* Work to be completed *
Restate the lines word for word, from the first line of the records through the line containing "ax.set_ylim(0.1, 10.0)". Leave out the pictures and anything after that line.

(Figure scripts)
#####
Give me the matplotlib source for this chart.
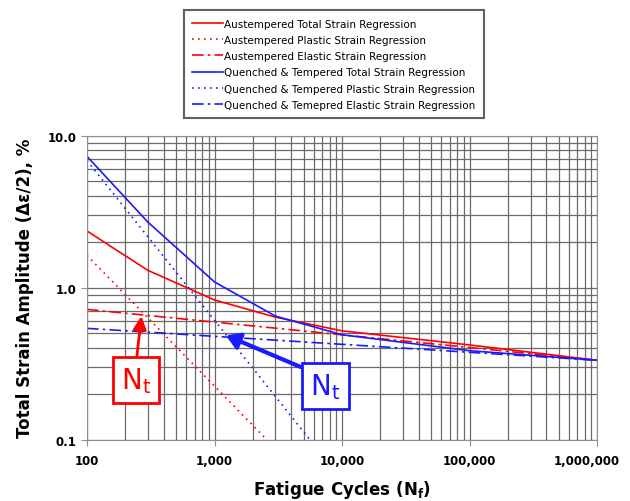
import matplotlib
matplotlib.use('Agg')
import matplotlib.pyplot as plt
import matplotlib.transforms as mtransforms
from matplotlib.ticker import FixedLocator, LogLocator, NullFormatter

# values (cycles, strain amplitude %)
aus_total_n = [100, 300, 1000, 3000, 10000, 100000, 1000000]
aus_total = [2.36, 1.30, 0.83, 0.64, 0.52, 0.42, 0.333]
aus_plastic_n = [100, 2570]
aus_plastic = [1.63, 0.10]
aus_elastic_n = [100, 1000000]
aus_elastic = [0.72, 0.333]

qt_total_n = [100, 300, 1000, 3000, 10000, 100000, 1000000]
qt_total = [7.3, 2.70, 1.09, 0.65, 0.49, 0.385, 0.333]
qt_plastic_n = [100, 5600]
qt_plastic = [6.85, 0.10]
qt_elastic_n = [100, 1000000]
qt_elastic = [0.54, 0.333]

# transition life markers
aus_nt = (267, 0.65)
qt_nt = (1228, 0.486)

x_ticks = [100, 1000, 10000, 100000, 1000000]
x_labels = ['100', '1,000', '10,000', '100,000', '1,000,000']
y_ticks = [0.1, 1.0, 10.0]
y_labels = ['0.1', '1.0', '10.0']

labels = ['Austempered Total Strain Regression',
          'Austempered Plastic Strain Regression',
          'Austempered Elastic Strain Regression',
          'Quenched & Tempered Total Strain Regression',
          'Quenched & Tempered Plastic Strain Regression',
          'Quenched & Temepred Elastic Strain Regression']

RED = '#ff0000'
BLUE = '#1a1aff'
dotted = (0, (1, 2.6))
dashdot = (0, (7, 2.5, 1.5, 2.5))

fig = plt.figure(figsize=(6.3, 5.02), dpi=100)
ax = fig.add_axes([0.138, 0.122, 0.810, 0.606])

lw = 1.2
h1, = ax.plot(aus_total_n, aus_total, color=RED, lw=lw)
h2, = ax.plot(aus_plastic_n, aus_plastic, color=RED, lw=lw, linestyle=dotted)
h3, = ax.plot(aus_elastic_n, aus_elastic, color=RED, lw=lw, linestyle=dashdot)
h4, = ax.plot(qt_total_n, qt_total, color=BLUE, lw=lw)
h5, = ax.plot(qt_plastic_n, qt_plastic, color=BLUE, lw=lw, linestyle=dotted)
h6, = ax.plot(qt_elastic_n, qt_elastic, color=BLUE, lw=lw, linestyle=dashdot)

ax.set_xscale('log')
ax.set_yscale('log')
ax.set_xlim(100, 1000000)
ax.set_ylim(0.1, 10.0)

ax.xaxis.set_major_locator(FixedLocator(x_ticks))
ax.set_xticklabels(x_labels)
ax.yaxis.set_major_locator(FixedLocator(y_ticks))
ax.set_yticklabels(y_labels)
ax.xaxis.set_minor_locator(LogLocator(base=10, subs=range(2, 10)))
ax.yaxis.set_minor_locator(LogLocator(base=10, subs=range(2, 10)))
ax.xaxis.set_minor_formatter(NullFormatter())
ax.yaxis.set_minor_formatter(NullFormatter())

ax.grid(which='both', color='#6a6a6a', lw=0.9)
ax.set_axisbelow(True)
for s in ax.spines.values():
    s.set_color('#909090')
ax.tick_params(which='major', length=4, color='#909090', labelsize=8.5)
ax.tick_params(which='minor', length=0)
ax.tick_params(axis='x', pad=6)
for t in ax.get_xticklabels() + ax.get_yticklabels():
    t.set_fontweight('bold')
# last x label sits a little left so it stays inside the figure
last = ax.get_xticklabels()[-1]
last.set_transform(last.get_transform() + mtransforms.ScaledTranslation(-10 / 100, 0, fig.dpi_scale_trans))

ax.set_xlabel('Fatigue Cycles ($\\mathbf{N_f}$)', fontsize=12, fontweight='bold', labelpad=8)
ax.set_ylabel('Total Strain Amplitude (\u0394\u03b5/2), %', fontsize=12, fontweight='bold', labelpad=10)

# N_t callouts
ax.annotate('$\\mathregular{N_t}$', xy=aus_nt, xytext=(0.096, 0.197), textcoords='axes fraction',
            ha='center', va='center', fontsize=20, color=RED,
            bbox=dict(boxstyle='square,pad=0.3', fc='white', ec=RED, lw=2),
            arrowprops=dict(arrowstyle='-|>,head_length=0.4,head_width=0.2', color=RED, lw=2,
                            relpos=(0.5, 1.0), shrinkA=0, shrinkB=0))
ax.annotate('$\\mathregular{N_t}$', xy=qt_nt, xytext=(0.467, 0.177), textcoords='axes fraction',
            ha='center', va='center', fontsize=20, color=BLUE,
            bbox=dict(boxstyle='square,pad=0.3', fc='white', ec=BLUE, lw=2),
            arrowprops=dict(arrowstyle='-|>,head_length=0.4,head_width=0.25', color=BLUE, lw=3,
                            relpos=(0.0, 1.0), shrinkA=0, shrinkB=0))

leg = fig.legend([h1, h2, h3, h4, h5, h6], labels, loc='upper center',
                 bbox_to_anchor=(0.53, 0.988), fontsize=7.5, fancybox=False,
                 handlelength=2.9, handletextpad=0.15, labelspacing=0.6,
                 borderpad=0.8, framealpha=1)
leg.get_frame().set_edgecolor('#606060')
leg.get_frame().set_linewidth(1.5)

fig.savefig('out.png', dpi=100, facecolor='white')
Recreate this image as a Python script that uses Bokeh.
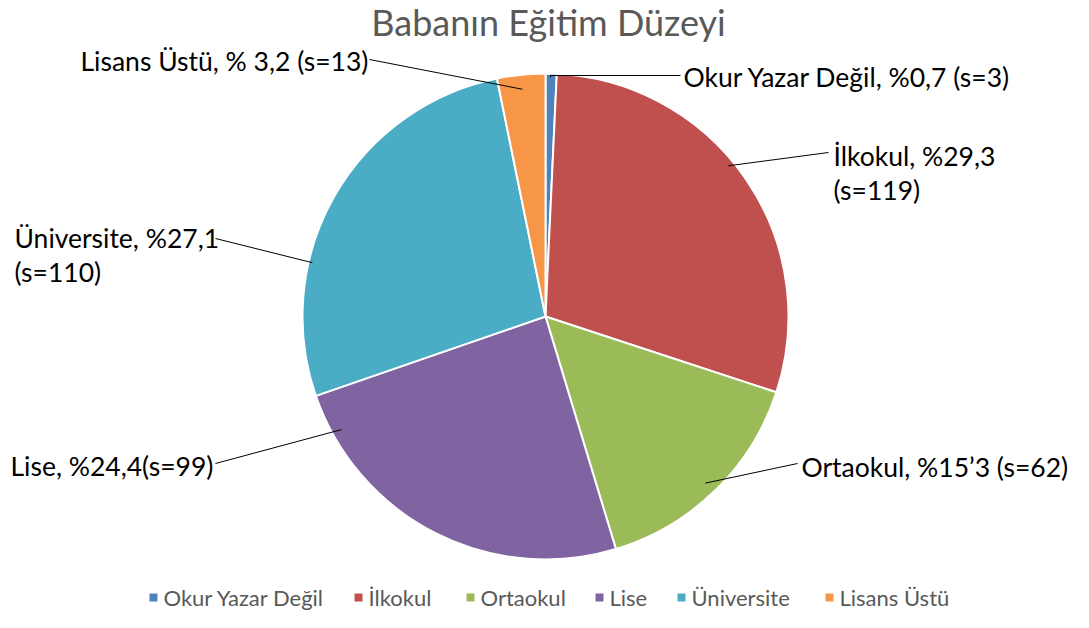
#####
* Task answer *
Give me the matplotlib source for this chart.
import matplotlib
matplotlib.use('Agg')
import matplotlib.pyplot as plt
import matplotlib.transforms as mtransforms
from matplotlib.ticker import FixedLocator, LogLocator, NullFormatter

# values (cycles, strain amplitude %)
aus_total_n = [100, 300, 1000, 3000, 10000, 100000, 1000000]
aus_total = [2.36, 1.30, 0.83, 0.64, 0.52, 0.42, 0.333]
aus_plastic_n = [100, 2570]
aus_plastic = [1.63, 0.10]
aus_elastic_n = [100, 1000000]
aus_elastic = [0.72, 0.333]

qt_total_n = [100, 300, 1000, 3000, 10000, 100000, 1000000]
qt_total = [7.3, 2.70, 1.09, 0.65, 0.49, 0.385, 0.333]
qt_plastic_n = [100, 5600]
qt_plastic = [6.85, 0.10]
qt_elastic_n = [100, 1000000]
qt_elastic = [0.54, 0.333]

# transition life markers
aus_nt = (267, 0.65)
qt_nt = (1228, 0.486)

x_ticks = [100, 1000, 10000, 100000, 1000000]
x_labels = ['100', '1,000', '10,000', '100,000', '1,000,000']
y_ticks = [0.1, 1.0, 10.0]
y_labels = ['0.1', '1.0', '10.0']

labels = ['Austempered Total Strain Regression',
          'Austempered Plastic Strain Regression',
          'Austempered Elastic Strain Regression',
          'Quenched & Tempered Total Strain Regression',
          'Quenched & Tempered Plastic Strain Regression',
          'Quenched & Temepred Elastic Strain Regression']

RED = '#ff0000'
BLUE = '#1a1aff'
dotted = (0, (1, 2.6))
dashdot = (0, (7, 2.5, 1.5, 2.5))

fig = plt.figure(figsize=(6.3, 5.02), dpi=100)
ax = fig.add_axes([0.138, 0.122, 0.810, 0.606])

lw = 1.2
h1, = ax.plot(aus_total_n, aus_total, color=RED, lw=lw)
h2, = ax.plot(aus_plastic_n, aus_plastic, color=RED, lw=lw, linestyle=dotted)
h3, = ax.plot(aus_elastic_n, aus_elastic, color=RED, lw=lw, linestyle=dashdot)
h4, = ax.plot(qt_total_n, qt_total, color=BLUE, lw=lw)
h5, = ax.plot(qt_plastic_n, qt_plastic, color=BLUE, lw=lw, linestyle=dotted)
h6, = ax.plot(qt_elastic_n, qt_elastic, color=BLUE, lw=lw, linestyle=dashdot)

ax.set_xscale('log')
ax.set_yscale('log')
ax.set_xlim(100, 1000000)
ax.set_ylim(0.1, 10.0)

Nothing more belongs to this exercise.